After lunch and after the skies cleared to reveal a bright crisp blue overhead, we headed back towards the old town to visit the most revered sight in all of Tibet, the Jokhang Temple. The center of Barkhor Square, the temple serves as the focal point for the daily koras that Tibetans perform, walking in clockwise circles with prayer beads in hand, and for the seriously devout, prostrating themselves on their hands and knees around the temple. I did not feel comfortable taking an intentional picture of people as they did this, so the one below is from the internet.
Although the sight is the center for Tibetan Buddhism in Lhasa, actual Tibetans are only allowed to visit in the morning, so that the place can be swarmed with tourists (myself included) in the afternoon. On our last morning in Lhasa, we saw hundreds of pilgrims waiting in line just to be able to get inside before the cut off. It’s sad that this temple, that rightfully belongs to the Tibetan people, is prioritized as a tourist attraction for the hundreds of thousands of Han Chinese that are now flooding the plateau in droves.
The temple itself was interesting, and Barkhor Square is beautiful, but it is hard not to notice the blatant occupation that exists side by side with the religious devotion of the Tibetan people.
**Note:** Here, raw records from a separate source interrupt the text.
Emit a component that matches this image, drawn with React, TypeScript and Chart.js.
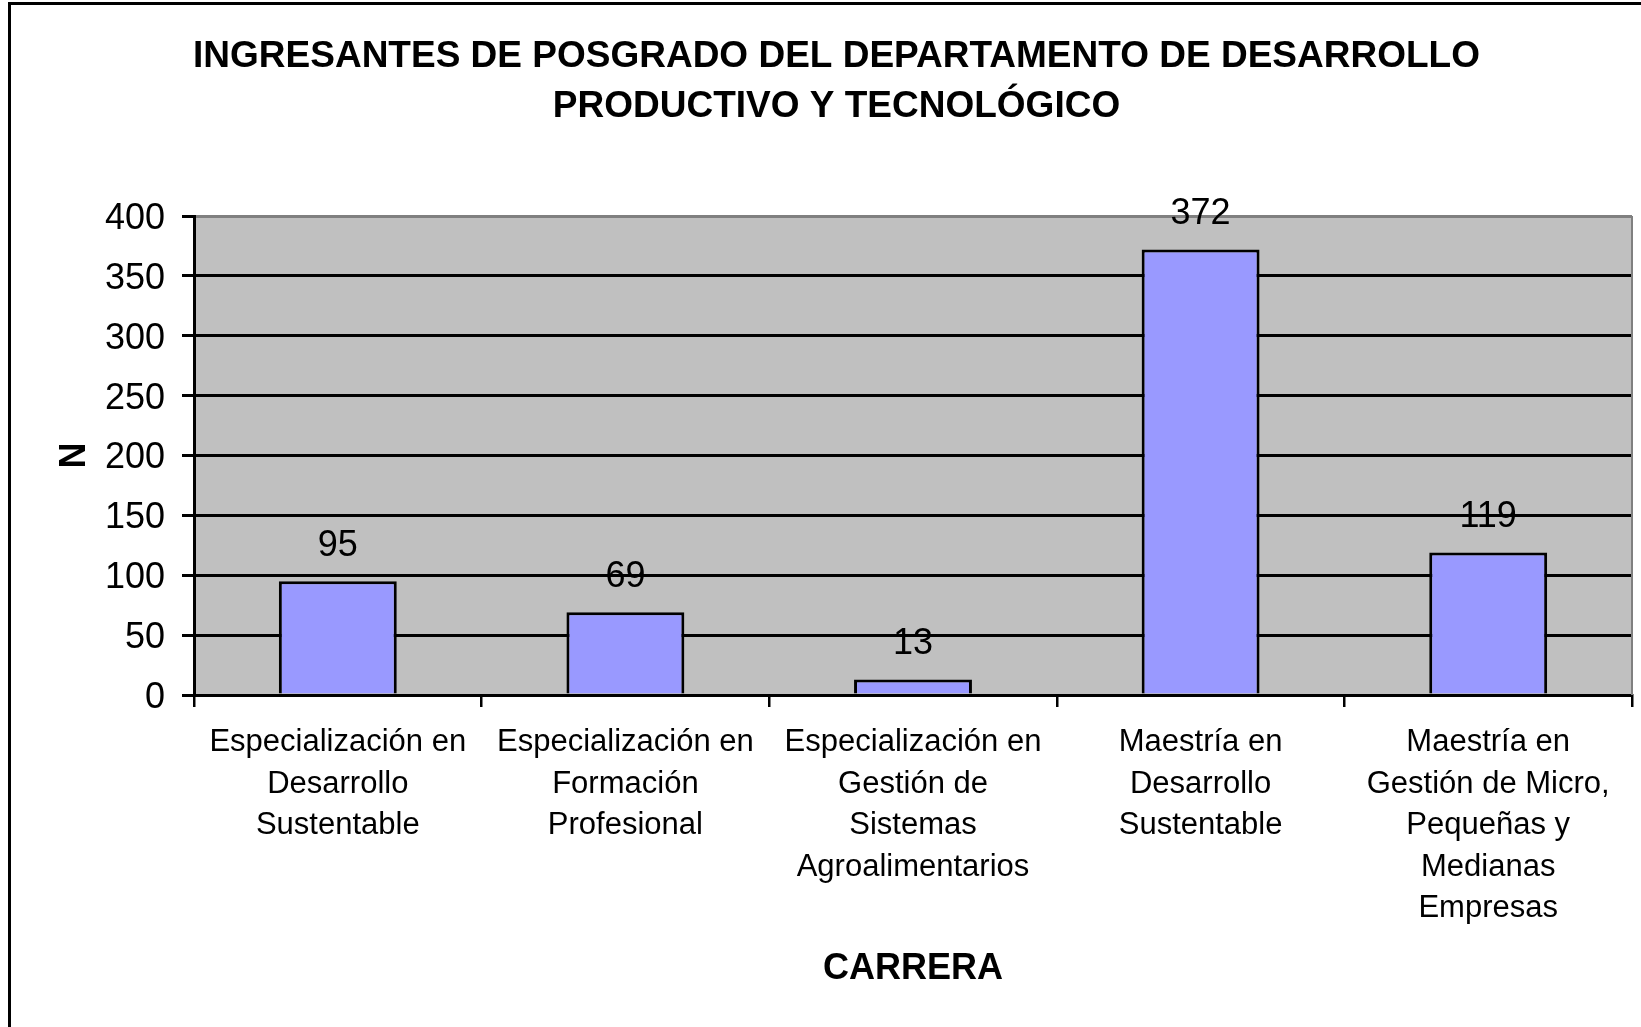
import React, { useEffect, useRef } from "react";
import { Chart, registerables } from "chart.js";

Chart.register(...registerables);

const TITLE_LINES = [
  "INGRESANTES DE POSGRADO DEL DEPARTAMENTO DE DESARROLLO",
  "PRODUCTIVO Y TECNOLÓGICO",
];
const CATEGORIES: string[][] = [
  ["Especialización en", "Desarrollo", "Sustentable"],
  ["Especialización en", "Formación", "Profesional"],
  ["Especialización en", "Gestión de", "Sistemas", "Agroalimentarios"],
  ["Maestría en", "Desarrollo", "Sustentable"],
  ["Maestría en", "Gestión de Micro,", "Pequeñas y", "Medianas", "Empresas"],
];
const VALUES = [95, 69, 13, 372, 119];
const Y_MIN = 0;
const Y_MAX = 400;
const Y_STEP = 50;
const X_TITLE = "CARRERA";
const Y_TITLE = "N";

const FONT = "'Liberation Sans', Arial, sans-serif";

const plotBgPlugin = {
  id: "plotBg",
  beforeDraw(chart: any) {
    const { ctx, chartArea } = chart;
    ctx.save();
    ctx.fillStyle = "#C0C0C0";
    ctx.fillRect(chartArea.left, chartArea.top, chartArea.right - chartArea.left, chartArea.bottom - chartArea.top);
    ctx.restore();
  },
  beforeDatasetsDraw(chart: any) {
    const { ctx, chartArea } = chart;
    ctx.save();
    ctx.strokeStyle = "#808080";
    ctx.lineWidth = 2;
    ctx.beginPath();
    ctx.moveTo(chartArea.right, chartArea.top);
    ctx.lineTo(chartArea.right, chartArea.bottom);
    ctx.stroke();
    ctx.restore();
  },
};

const valueLabelPlugin = {
  id: "valueLabels",
  afterDatasetsDraw(chart: any) {
    const { ctx } = chart;
    const meta = chart.getDatasetMeta(0);
    const data = chart.data.datasets[0].data;
    ctx.save();
    ctx.font = `36px ${FONT}`;
    ctx.fillStyle = "#000";
    ctx.textAlign = "center";
    ctx.textBaseline = "middle";
    meta.data.forEach((el: any, i: number) => {
      ctx.fillText(String(data[i]), el.x, el.y - 35);
    });
    ctx.restore();
  },
};

export default function App() {
  const ref = useRef<HTMLCanvasElement | null>(null);

  useEffect(() => {
    if (!ref.current) return;
    const chart = new Chart(ref.current, {
      type: "bar",
      data: {
        labels: CATEGORIES,
        datasets: [
          {
            data: VALUES,
            backgroundColor: "#9999FF",
            borderColor: "#000000",
            borderWidth: 3,
            barPercentage: 0.41,
            categoryPercentage: 1,
          },
        ],
      },
      options: {
        responsive: false,
        animation: false,
        devicePixelRatio: 1,
        layout: { padding: { left: 41, right: 9, top: 0, bottom: 0 } },
        plugins: {
          legend: { display: false },
          tooltip: { enabled: false },
          title: {
            display: true,
            text: TITLE_LINES,
            color: "#000",
            font: { family: FONT, size: 37, weight: "bold", lineHeight: "50px" },
            padding: { top: 32, bottom: 84 },
          },
        },
        scales: {
          x: {
            afterFit(scale: any) {
              scale.height = 332;
            },
            grid: {
              display: true,
              drawOnChartArea: false,
              offset: true,
              drawTicks: true,
              tickLength: 12,
              color: "#000",
              lineWidth: 2.5,
            },
            border: { display: true, color: "#000", width: 3 },
            ticks: {
              autoSkip: false,
              maxRotation: 0,
              minRotation: 0,
              padding: 15,
              color: "#000",
              font: { family: FONT, size: 31, lineHeight: "41.5px" },
            },
            title: {
              display: true,
              text: X_TITLE,
              color: "#000",
              font: { family: FONT, size: 36, weight: "bold", lineHeight: 1.2 },
              padding: { top: 0, bottom: 36 },
            },
          },
          y: {
            min: Y_MIN,
            max: Y_MAX,
            afterFit(scale: any) {
              scale.width = 153;
            },
            grid: {
              color: (ctx: any) => (ctx.tick && ctx.tick.value === Y_MAX ? "#808080" : "#000"),
              lineWidth: 3,
              tickColor: "#000",
              tickLength: 12,
              drawTicks: true,
            },
            border: { display: true, color: "#000", width: 3 },
            ticks: {
              stepSize: Y_STEP,
              padding: 17,
              labelOffset: 3,
              color: "#000",
              font: { family: FONT, size: 36 },
            },
            title: {
              display: true,
              text: Y_TITLE,
              color: "#000",
              font: { family: FONT, size: 36, weight: "bold", lineHeight: 1.2 },
              padding: { top: 12, bottom: 0 },
            },
          },
        },
      },
      plugins: [plotBgPlugin, valueLabelPlugin],
    } as any);
    return () => chart.destroy();
  }, []);

  return (
    <div
      style={{
        position: "absolute",
        left: 0,
        top: 0,
        width: 1641,
        height: 1027,
        overflow: "hidden",
        background: "#fff",
      }}
    >
      <canvas ref={ref} width={1641} height={1027} style={{ position: "absolute", left: 0, top: 0 }} />
      <div
        style={{
          position: "absolute",
          left: 8,
          top: 2,
          width: 2000,
          height: 2000,
          borderLeft: "3px solid #000",
          borderTop: "3px solid #000",
          pointerEvents: "none",
        }}
      />
    </div>
  );
}
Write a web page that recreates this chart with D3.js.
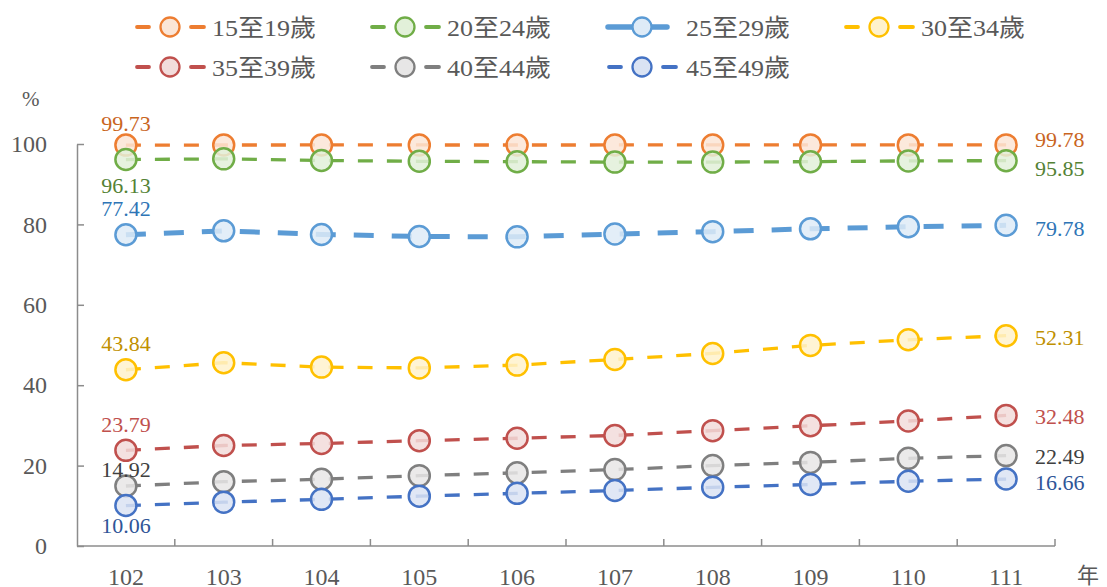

In the evening, we all headed out to do some last minute shopping for preparations for our upcoming roadtrip across the Tibetan Plateau, stopping at Mt. Everest and culminating with a 3 day kora around Mt. Kailash, the holiest mountain in Asia. We were warned that our accommodations after Shigaste would be very basic, and that our food choices would be limited, so we bombarded the local supermarket, stocking up on snickers bars, instant noodles of questionable flavors, and an array of cookies and crackers to get us through the upcoming days of roughing it in the West. After 3 full days in Lhasa, which is rapidly expanding to resemble all other modern Chinese cities, we were looking forward to exploring the more remote parts of Tibet, with the hopes of seeing the “real Tibet”, perhaps naively thinking that such a thing could still exist.